▶ _Task to complete_
Give the data below again exactly as written, without its pictures.

▶ _Data block_

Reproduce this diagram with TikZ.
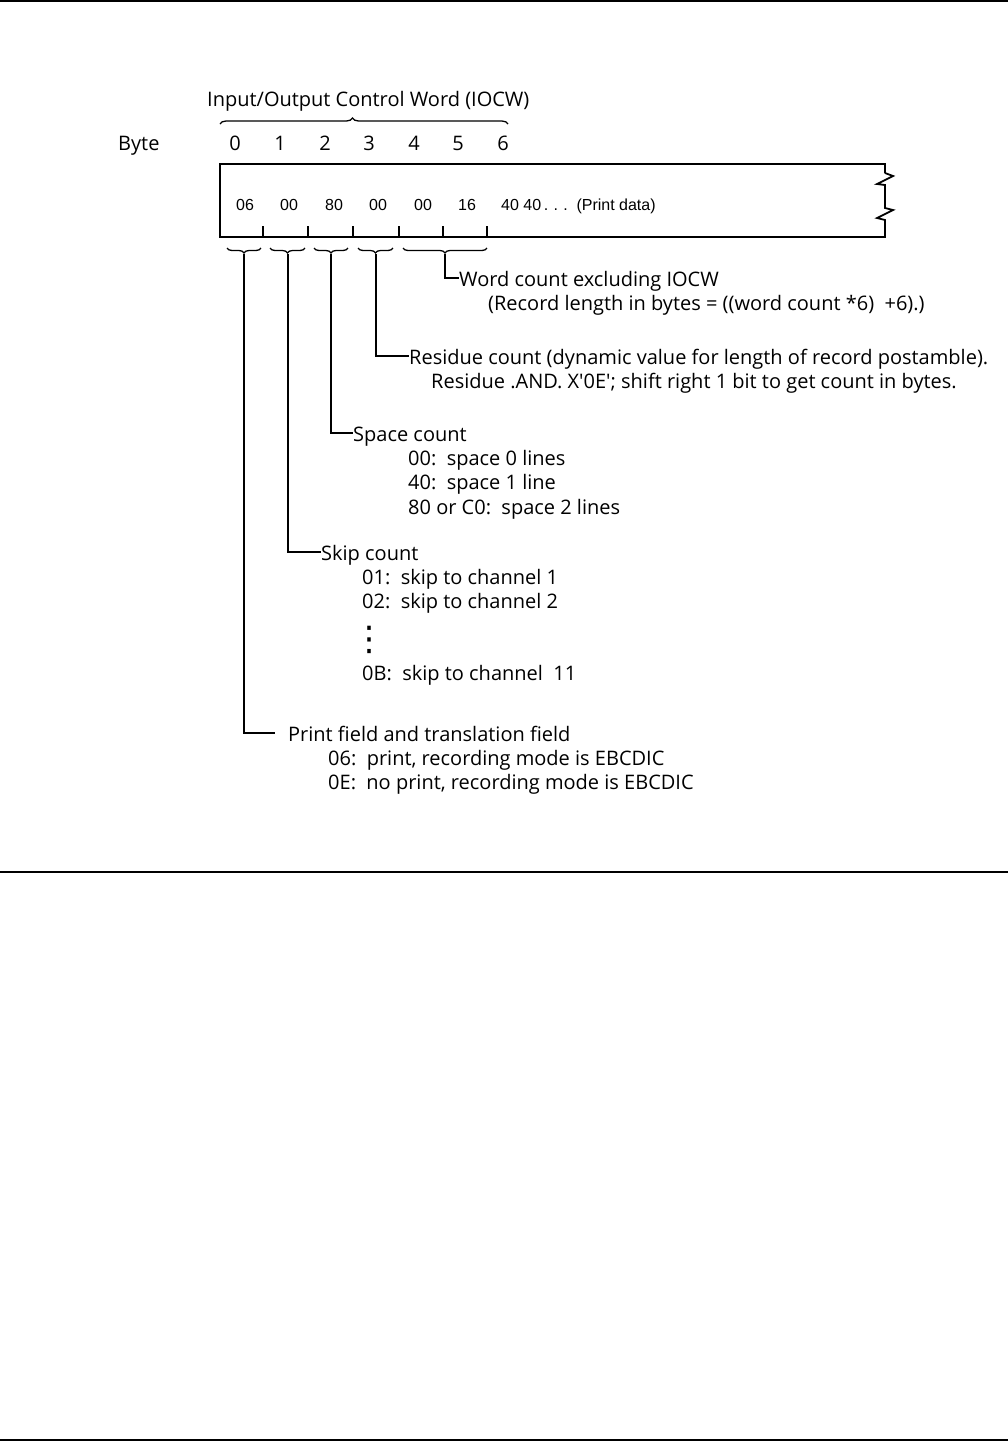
\documentclass[tikz,border=0pt]{standalone}
\usepackage{fontspec}
\setmainfont{Open Sans}
\newfontfamily\boxfont{Liberation Sans}
\newfontfamily\symfont{DejaVu Sans}
\usetikzlibrary{decorations.pathreplacing}
\begin{document}
\begin{tikzpicture}[x=1pt,y=-1pt,
  lbl/.style={anchor=base west,inner sep=0pt,font=\fontsize{20}{23}\selectfont},
  num/.style={anchor=base,inner sep=0pt,font=\fontsize{20}{23}\selectfont},
  boxtxt/.style={anchor=base,inner sep=0pt,font=\boxfont\fontsize{16}{18}\selectfont},
  rule/.style={line width=1.6pt},
  outline/.style={line width=1.8pt,line join=miter},
  tick/.style={line width=1.2pt},
  lead/.style={line width=1.2pt},
  lowbrace/.style={decorate,decoration={brace,amplitude=5pt,mirror},line width=1.3pt},
  topbrace/.style={decorate,decoration={brace,amplitude=6pt,aspect=0.46},line width=1.3pt}]
\useasboundingbox (0,0) rectangle (1008,1441);
% page rules
\draw[rule] (0,1) -- (1008,1);
\draw[rule] (0,872) -- (1008,872);
\draw[rule] (0,1440) -- (1008,1440);
% title and brace
\node[lbl] (title) at (207,106) {Input/Output Control Word (IOCW)};
\draw[topbrace] (220,124) -- (508,124);
% byte numbers
\node[lbl] (byte) at (118,150) {Byte};
\foreach \i/\x in {0/235,1/280,2/325,3/369,4/414,5/458,6/503}
  \node[num] (n\i) at (\x,150) {\i};
% record box
\draw[outline] (885,173) -- (885,164) -- (220,164) -- (220,237) -- (885,237)
  -- (885,220) -- (877,218) -- (893,210) -- (885,208) -- (885,185)
  -- (877,184) -- (893,176) -- (885,173);
\foreach \x in {263,308,353,399,443,487}
  \draw[tick] (\x,226) -- (\x,237);
\foreach \i/\x/\t in {0/245/06,1/289/00,2/334/80,3/378/00,4/423/00,5/467/16}
  \node[boxtxt] (v\i) at (\x,210) {\t};
\node[boxtxt,anchor=base west] (pd) at (501,210) {40 40\,.\,\,.\,\,.\, (Print data)};
% lower braces
\draw[lowbrace] (227,248) -- (261,248);
\draw[lowbrace] (270,248) -- (305,248);
\draw[lowbrace] (314,248) -- (348,248);
\draw[lowbrace] (358,248) -- (393,248);
\draw[lowbrace] (403,248) -- (487,248);
\coordinate (t1) at (244,254);
\coordinate (t2) at (288,254);
\coordinate (t3) at (331,254);
\coordinate (t4) at (376,254);
\coordinate (t5) at (445,254);
% word count
\node[lbl] (wc) at (459,286) {Word count excluding IOCW};
\node[lbl] (wc2) at (488,310) {(Record length in bytes = ((word count *6)\ \ +6).)};
\draw[lead] (t5) |- ([yshift=8pt]wc.base west);
% residue
\node[lbl] (rc) at (409,364) {Residue count (dynamic value for length of record postamble).};
\node[lbl] (rc2) at (431,388) {Residue .AND. X\textquotesingle0E\textquotesingle; shift right 1 bit to get count in bytes.};
\draw[lead] (t4) |- ([yshift=8pt]rc.base west);
% space count
\node[lbl] (sc) at (353,441) {Space count};
\node[lbl] (sc1) at (408,465) {00:\ \ space 0 lines};
\node[lbl] (sc2) at (408,489) {40:\ \ space 1 line};
\node[lbl] (sc3) at (408,514) {80 or C0:\ \ space 2 lines};
\draw[lead] (t3) |- ([yshift=8pt]sc.base west);
% skip count
\node[lbl] (kc) at (321,560) {Skip count};
\node[lbl] (kc1) at (362,584) {01:\ \ skip to channel 1};
\node[lbl] (kc2) at (362,608) {02:\ \ skip to channel 2};
\node[inner sep=0pt,font=\symfont\fontsize{34}{36}\selectfont] (dots) at (369,640) {⋮};
\node[lbl] (kc3) at (362,680) {0B:\ \ skip to channel\ \ 11};
\draw[lead] (t2) |- ([yshift=8pt]kc.base west);
% print field
\node[lbl] (pf) at (288,741) {Print field and translation field};
\node[lbl] (pf1) at (328,765) {06:\ \ print, recording mode is EBCDIC};
\node[lbl] (pf2) at (328,789) {0E:\ \ no print, recording mode is EBCDIC};
\coordinate (pfend) at (275,733);
\draw[lead] (t1) |- (pfend);
\end{tikzpicture}
\end{document}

▶ _Final answer_
Reproduce this diagram with TikZ.
\documentclass[tikz,border=0pt]{standalone}
\usepackage{fontspec}
\setmainfont{Open Sans}
\newfontfamily\boxfont{Liberation Sans}
\newfontfamily\symfont{DejaVu Sans}
\usetikzlibrary{decorations.pathreplacing}
\begin{document}
\begin{tikzpicture}[x=1pt,y=-1pt,
  lbl/.style={anchor=base west,inner sep=0pt,font=\fontsize{20}{23}\selectfont},
  num/.style={anchor=base,inner sep=0pt,font=\fontsize{20}{23}\selectfont},
  boxtxt/.style={anchor=base,inner sep=0pt,font=\boxfont\fontsize{16}{18}\selectfont},
  rule/.style={line width=1.6pt},
  outline/.style={line width=1.8pt,line join=miter},
  tick/.style={line width=1.2pt},
  lead/.style={line width=1.2pt},
  lowbrace/.style={decorate,decoration={brace,amplitude=5pt,mirror},line width=1.3pt},
  topbrace/.style={decorate,decoration={brace,amplitude=6pt,aspect=0.46},line width=1.3pt}]
\useasboundingbox (0,0) rectangle (1008,1441);
% page rules
\draw[rule] (0,1) -- (1008,1);
\draw[rule] (0,872) -- (1008,872);
\draw[rule] (0,1440) -- (1008,1440);
% title and brace
\node[lbl] (title) at (207,106) {Input/Output Control Word (IOCW)};
\draw[topbrace] (220,124) -- (508,124);
% byte numbers
\node[lbl] (byte) at (118,150) {Byte};
\foreach \i/\x in {0/235,1/280,2/325,3/369,4/414,5/458,6/503}
  \node[num] (n\i) at (\x,150) {\i};
% record box
\draw[outline] (885,173) -- (885,164) -- (220,164) -- (220,237) -- (885,237)
  -- (885,220) -- (877,218) -- (893,210) -- (885,208) -- (885,185)
  -- (877,184) -- (893,176) -- (885,173);
\foreach \x in {263,308,353,399,443,487}
  \draw[tick] (\x,226) -- (\x,237);
\foreach \i/\x/\t in {0/245/06,1/289/00,2/334/80,3/378/00,4/423/00,5/467/16}
  \node[boxtxt] (v\i) at (\x,210) {\t};
\node[boxtxt,anchor=base west] (pd) at (501,210) {40 40\,.\,\,.\,\,.\, (Print data)};
% lower braces
\draw[lowbrace] (227,248) -- (261,248);
\draw[lowbrace] (270,248) -- (305,248);
\draw[lowbrace] (314,248) -- (348,248);
\draw[lowbrace] (358,248) -- (393,248);
\draw[lowbrace] (403,248) -- (487,248);
\coordinate (t1) at (244,254);
\coordinate (t2) at (288,254);
\coordinate (t3) at (331,254);
\coordinate (t4) at (376,254);
\coordinate (t5) at (445,254);
% word count
\node[lbl] (wc) at (459,286) {Word count excluding IOCW};
\node[lbl] (wc2) at (488,310) {(Record length in bytes = ((word count *6)\ \ +6).)};
\draw[lead] (t5) |- ([yshift=8pt]wc.base west);
% residue
\node[lbl] (rc) at (409,364) {Residue count (dynamic value for length of record postamble).};
\node[lbl] (rc2) at (431,388) {Residue .AND. X\textquotesingle0E\textquotesingle; shift right 1 bit to get count in bytes.};
\draw[lead] (t4) |- ([yshift=8pt]rc.base west);
% space count
\node[lbl] (sc) at (353,441) {Space count};
\node[lbl] (sc1) at (408,465) {00:\ \ space 0 lines};
\node[lbl] (sc2) at (408,489) {40:\ \ space 1 line};
\node[lbl] (sc3) at (408,514) {80 or C0:\ \ space 2 lines};
\draw[lead] (t3) |- ([yshift=8pt]sc.base west);
% skip count
\node[lbl] (kc) at (321,560) {Skip count};
\node[lbl] (kc1) at (362,584) {01:\ \ skip to channel 1};
\node[lbl] (kc2) at (362,608) {02:\ \ skip to channel 2};
\node[inner sep=0pt,font=\symfont\fontsize{34}{36}\selectfont] (dots) at (369,640) {⋮};
\node[lbl] (kc3) at (362,680) {0B:\ \ skip to channel\ \ 11};
\draw[lead] (t2) |- ([yshift=8pt]kc.base west);
% print field
\node[lbl] (pf) at (288,741) {Print field and translation field};
\node[lbl] (pf1) at (328,765) {06:\ \ print, recording mode is EBCDIC};
\node[lbl] (pf2) at (328,789) {0E:\ \ no print, recording mode is EBCDIC};
\coordinate (pfend) at (275,733);
\draw[lead] (t1) |- (pfend);
\end{tikzpicture}
\end{document}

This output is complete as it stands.